The Orioles say goodbye to one of their most successful Junes in the past 15 years on a down note. For the 2nd day in a row the ever so dominant closer George Sherrill paid for making a bad pitch, and the Orioles lost a heartbreaker 6-5 to the Royals.
It's too bad because Sherrill has been the most reliable pitcher out of the pen for the Orioles; but everybody has rough stretches in a long season.
The two deflating loses shouldn't overshadow how successful June was for the Orioles. They went 15-12 last month. Just one win shy of the 1994 mark of 16 wins in June. Perhaps the most noticeable Orioles accomplishment last month was the surge in offense.
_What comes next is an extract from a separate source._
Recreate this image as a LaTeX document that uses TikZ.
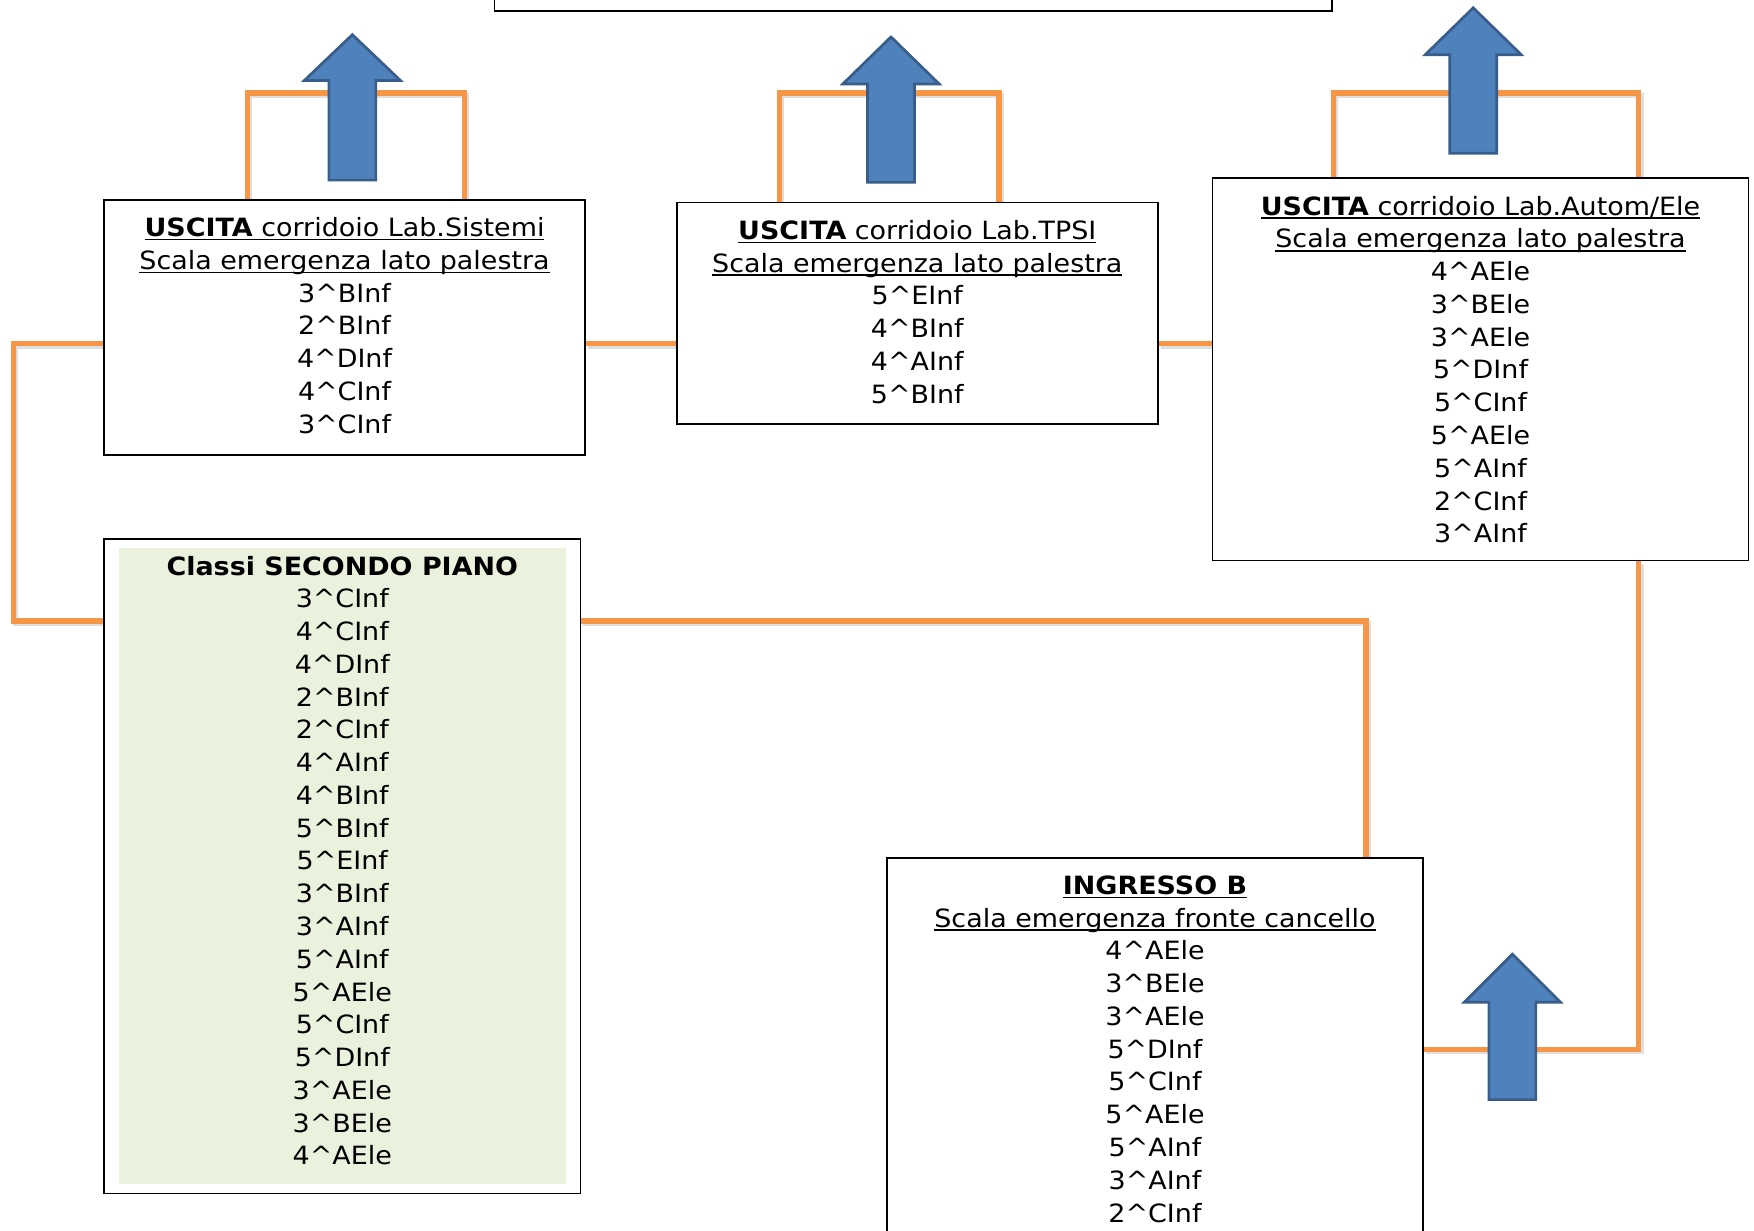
\documentclass[tikz,border=0pt]{standalone}
\usepackage{fontspec}
\setmainfont[FakeStretch=1.07]{DejaVu Sans}
\usetikzlibrary{fit}
\definecolor{orng}{RGB}{247,150,70}
\definecolor{bluefill}{RGB}{79,129,189}
\definecolor{blueedge}{RGB}{56,93,138}
\definecolor{greenfill}{RGB}{234,241,221}
\newcommand\ca{\textasciicircum}
\newcommand\ulx[1]{\setbox0=\hbox{#1}\rlap{\rule[-1.7pt]{\wd0}{0.65pt}}\box0}
\newcommand\bluearrow[4]{%
  \draw[barrow] (#1-21,#4) -- (#1-21,#3) -- (#1-43,#3) -- (#1,#2) -- (#1+43,#3) -- (#1+21,#3) -- (#1+21,#4) -- cycle;}
\tikzset{
  boxst/.style={draw=black, line width=0.8pt, fill=white, inner sep=0pt},
  txt/.style={anchor=north, inner sep=0pt, align=center, font=\fontsize{11.25pt}{14.65pt}\selectfont},
  oline/.style={draw=orng, line width=2.4pt, line join=miter,
    preaction={draw=black!13, line width=2.4pt, transform canvas={shift={(0.9pt,-1.1pt)}}}},
  barrow/.style={draw=blueedge, fill=bluefill, line width=1.2pt, line join=miter}
}
\begin{document}
\begin{tikzpicture}[x=0.5pt,y=-0.5pt]
\useasboundingbox (0,0) rectangle (1568,1100);
% reference coordinates
\coordinate (ya) at (0,307);
\coordinate (yb) at (0,555);
\coordinate (yc) at (0,938);
\coordinate (ytop) at (0,83);
\coordinate (xl) at (12,0);
\coordinate (xr) at (1221,0);
\coordinate (xrr) at (1465,0);
\coordinate (la1) at (221,0);
\coordinate (lb1) at (415,0);
\coordinate (la2) at (697,0);
\coordinate (lb2) at (893,0);
\coordinate (la3) at (1192,0);
\coordinate (lb3) at (1465,0);
% boxes
\path (442,-20) coordinate (tp1) (1191,9.5) coordinate (tp2);
\node[boxst, fit={(93,179) (523,407)}] (b1) {};
\node[boxst, fit={(605,181) (1035,379)}] (b2) {};
\node[boxst, fit={(1084,159) (1563,501)}] (b3) {};
\node[boxst, fit={(93,482) (519,1067)}] (b4) {};
\node[boxst, fit={(793,767) (1272,1130)}] (b5) {};
\node[boxst, fit={(tp1) (tp2)}] (b0) {};
% orange connectors
\draw[oline] (b1.west |- ya) -| (xl |- yb) -- (b4.west |- yb);
\draw[oline] (b1.east |- ya) -- (b2.west |- ya);
\draw[oline] (b2.east |- ya) -- (b3.west |- ya);
\draw[oline] (b4.east |- yb) -| (xr |- b5.north);
\draw[oline] (xrr |- b3.south) |- (b5.east |- yc);
\draw[oline] (la1 |- b1.north) |- (lb1 |- ytop) -- (lb1 |- b1.north);
\draw[oline] (la2 |- b2.north) |- (lb2 |- ytop) -- (lb2 |- b2.north);
\draw[oline] (la3 |- b3.north) |- (lb3 |- ytop) -- (lb3 |- b3.north);
% redraw boxes on top of the connectors
\node[boxst, fit={(93,179) (523,407)}] {};
\node[boxst, fit={(605,181) (1035,379)}] {};
\node[boxst, fit={(1084,159) (1563,501)}] {};
\node[boxst, fit={(93,482) (519,1067)}] {};
\node[boxst, fit={(793,767) (1272,1130)}] {};
\fill[greenfill] (106.5,490) rectangle (506,1058.5);
% arrows
\bluearrow{315}{31}{72}{161}
\bluearrow{796.5}{33}{75}{163}
\bluearrow{1317}{7}{49}{137}
\bluearrow{1352}{853}{896}{983}
% texts
\node[txt] (t1) at (308,190.5) {\strut\ulx{\textbf{USCITA} corridoio Lab.Sistemi}\\
  \ulx{Scala emergenza lato palestra}\\
  3\ca BInf\\ 2\ca BInf\\ 4\ca DInf\\ 4\ca CInf\\ 3\ca CInf};
\node[txt] (t2) at (820,193) {\strut\ulx{\textbf{USCITA} corridoio Lab.TPSI}\\
  \ulx{Scala emergenza lato palestra}\\
  5\ca EInf\\ 4\ca BInf\\ 4\ca AInf\\ 5\ca BInf};
\node[txt] (t3) at (1323.5,171.3) {\strut\ulx{\textbf{USCITA} corridoio Lab.Autom/Ele}\\
  \ulx{Scala emergenza lato palestra}\\
  4\ca AEle\\ 3\ca BEle\\ 3\ca AEle\\ 5\ca DInf\\ 5\ca CInf\\ 5\ca AEle\\ 5\ca AInf\\ 2\ca CInf\\ 3\ca AInf};
\node[txt] (t4) at (306,493.1) {\strut\textbf{Classi SECONDO PIANO}\\
  3\ca CInf\\ 4\ca CInf\\ 4\ca DInf\\ 2\ca BInf\\ 2\ca CInf\\ 4\ca AInf\\ 4\ca BInf\\ 5\ca BInf\\ 5\ca EInf\\ 3\ca BInf\\ 3\ca AInf\\ 5\ca AInf\\ 5\ca AEle\\ 5\ca CInf\\ 5\ca DInf\\ 3\ca AEle\\ 3\ca BEle\\ 4\ca AEle};
\node[txt] (t5) at (1032.5,778.5) {\strut\ulx{\textbf{INGRESSO B}}\\
  \ulx{Scala emergenza fronte cancello}\\
  4\ca AEle\\ 3\ca BEle\\ 3\ca AEle\\ 5\ca DInf\\ 5\ca CInf\\ 5\ca AEle\\ 5\ca AInf\\ 3\ca AInf\\ 2\ca CInf};
\end{tikzpicture}
\end{document}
The Birds' team batting average for June was .281. That's remarkable considering O's pitchers hit in 9 of the 27 games played. That's always sure to lower an American League team's batting average.
It's a good point in the season to reflect on just how much this club has turned around in one year. This time last year the O's went 8-18 in June and fired manager Sam Perlozzo on June 18th. As a reporter covering both clubs, the experience has been like night and day. The best way to sum it up is that last year's team seemed to enter games hoping for wins. This year's team enters games expecting to win. This year it seems the bar has been raised.
Watching Jamie Walker go on the DL yesterday with what he called arthritic spurs in his throwing elbow and watching Alex Cintron blow out a hamstring running to first, it occurred to me that the Orioles have been very lucky as far as injuries are concerned--until those two bad breaks.
Cintron's injury really straps the O's as far as the shortstop position is concerned. The club is left with Brandon Fahey as their starting shortstop right now. Dave Trembley has acknowledged the club is very much in the market for a shortstop. I'd bet the house the O's will make some sort of trade by July 31st to fill that hole.